Are All Planets On The Same Plane? | Orbital Tilt Facts

No, planetary orbits sit on slightly tilted planes, so not all planets share exactly the same plane.

When people ask are all planets on the same plane?, they are actually asking how neatly the solar system is arranged. At first glance the planets seem to trace a single line in the sky, so it is easy to picture one giant flat disk of orbits.

The real layout is tidy but not perfect. Each planet travels around the Sun on its own orbital plane, and those planes are slightly tilted with respect to the one defined by Earth, called the ecliptic. The tilts are small, measured in a few degrees, yet they matter for eclipses, alignments, and how we see the planets from Earth.

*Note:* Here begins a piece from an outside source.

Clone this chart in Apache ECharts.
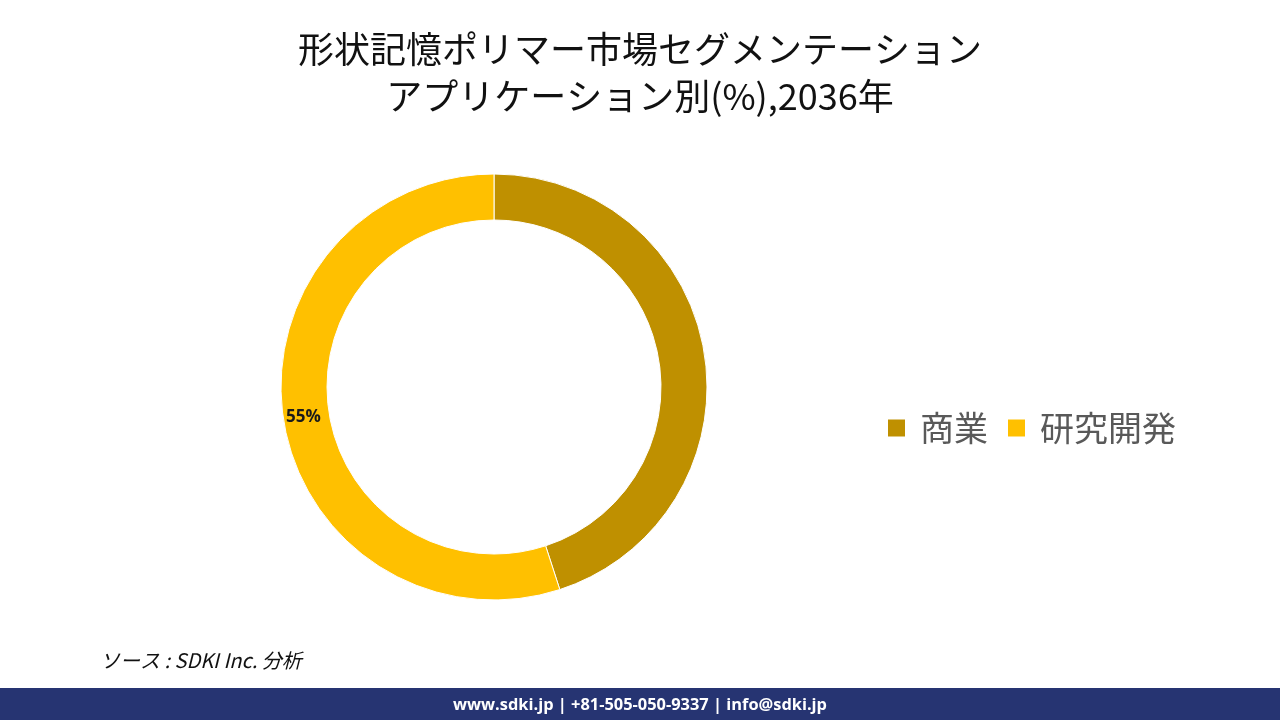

Are All Planets On The Same Plane? Short Orbital Answer

In strict geometric terms the planets are not on one single plane. Astronomers define a reference plane, usually the ecliptic, and then measure how far each orbital plane is tilted away from that reference. The tilt angle is called orbital inclination.

Planets in our solar system have orbital inclinations between about zero and seven degrees relative to the ecliptic. That range is small enough that the system looks flat overall, yet large enough that “one exact plane” is not correct.

Planet Inclination To Ecliptic (Degrees) Quick Comment On Tilt
Mercury 7.0 Largest tilt; orbit sits noticeably above and below the others.
Venus 3.4 Moderate tilt; still close to the main planetary plane.
Earth 0.0 Defines the ecliptic plane by convention.
Mars 1.9 Small tilt; tracks near Earth’s orbital plane.
Jupiter 1.3 Nearly level with the ecliptic even with its large distance.
Saturn 2.5 Modest tilt; ringed planet still keeps close to the ecliptic.
Uranus 0.8 Orbit almost in the same plane as Earth.
Neptune 1.8 Outer giant that still hugs the ecliptic closely.

Values differ slightly between tables, yet every source shows the same pattern: Mercury has the largest tilt, a few planets sit within two degrees of the ecliptic, and none of the eight major planets stray far from one shared reference plane.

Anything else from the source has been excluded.